In the past year, the company has spent around $3.5 million on a new storage network and $500,000 on racks and networks for a new data centre facility in Brisbane, and over $1 million standardising its international operations on Microsoft's Great Plains accounting software.

"Over the last two to three years, we have taken a very focused approach to how we refresh our systems and infrastructure. We need to invest to allow us to scale, to sell and provision new services efficiently," Melbourne IT CEO Theo Hnarakis said upon reporting solid revenue and profit growth for the first half of the company's fiscal year this morning.

The $5 million investment in new billing and provisioning systems is the tail-end of a three-year effort to merge the operations of the company's largest two business units — its Melbourne-based domain name business and the WebCentral Brisbane-based web hosting business acquired in May 2006.

The two systems were built on very different models, Melbourne IT chief technology officer Bruce Tonkin told ZDNet.com.au today.

"The billing model for domain names is generally annual or multi-year billing, while the billing model for hosting is usually a subscription-based model, a per-month model," he said.

"We need a system that is far more flexible and granular — a system that can support, for example, usage billing or hourly billing. In that sense, we're becoming more like a telco," he said.

The company will thus spend some $5 million building a billing and provisioning platform via the re-use of components from existing systems and the customisation of some new off-the-shelf components, said Melbourne IT CIO Guye Engel.

The company is also in the throes of choosing a BI software platform from several undisclosed vendors — the successful firm to be chosen within the month.

"We have a very basic data warehouse capability already," said Engel, "but we aim to give management better decision-making tools across all of the business divisions or even down to how individual products are faring. It will be a level beyond what our current data warehouse can do."

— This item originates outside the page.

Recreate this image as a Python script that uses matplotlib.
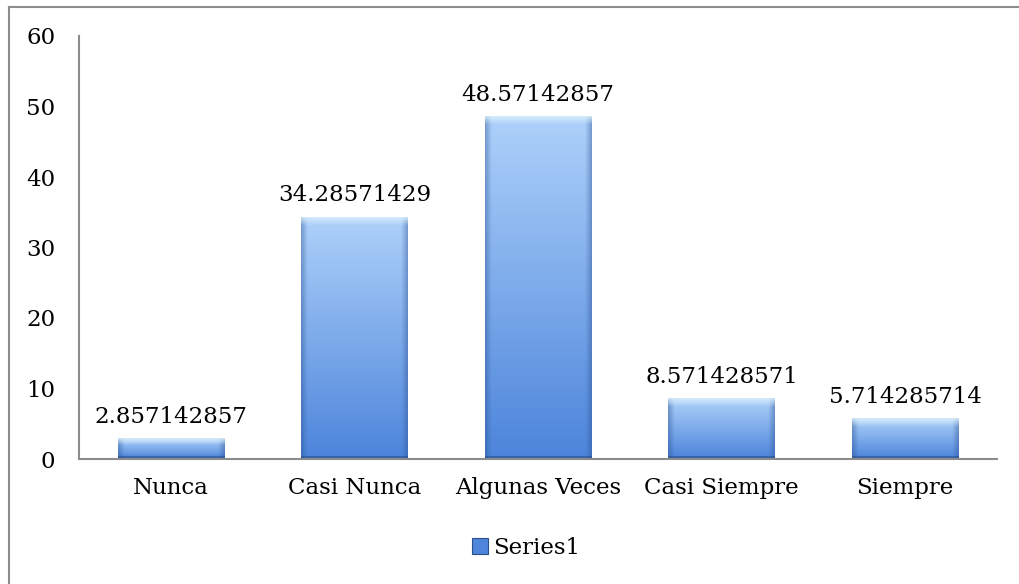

Melbourne IT's spate of acquisitions at home and abroad had led to opportunities for cross-selling, said Tonkin, but its systems' current capability was "limited in terms of identifying opportunities for cross-selling products. The [BI system] will better enable us to realise those opportunities."

Investments in these new systems were expected to aid the company in improving on the solid financial results posted for the half year to June 30, 2008.

The company posted half-year revenues of $86.7 million, up 12 per cent over the corresponding period last year, and net profit of $7.8 million, up twenty per cent. The company expects to "outperform" on these results in the second half of FY08.

Engel said Melbourne IT's board and CEO had been very supportive of investments in new infrastructure, increasing IT budgets consistently since 2006. "They see good scalable IT platforms as key to our success," he said.

Melbourne IT is already reaping the rewards, for example, from its investment in storage virtualisation.

"We have many hundreds of terabytes under management, and data storage is growing markedly with the types of media people are sending and saving," Engel said. "The virtualisation piece has been very good. We can double the storage we can provision using the same amount of staff."

"Hosting companies grow and then hit barriers," said Tonkin. "You get the systems to make a million dollars, then your next barrier is ten million, then your next barrier is $100 million. We want to build the system that meets our needs when we are a billion dollar company."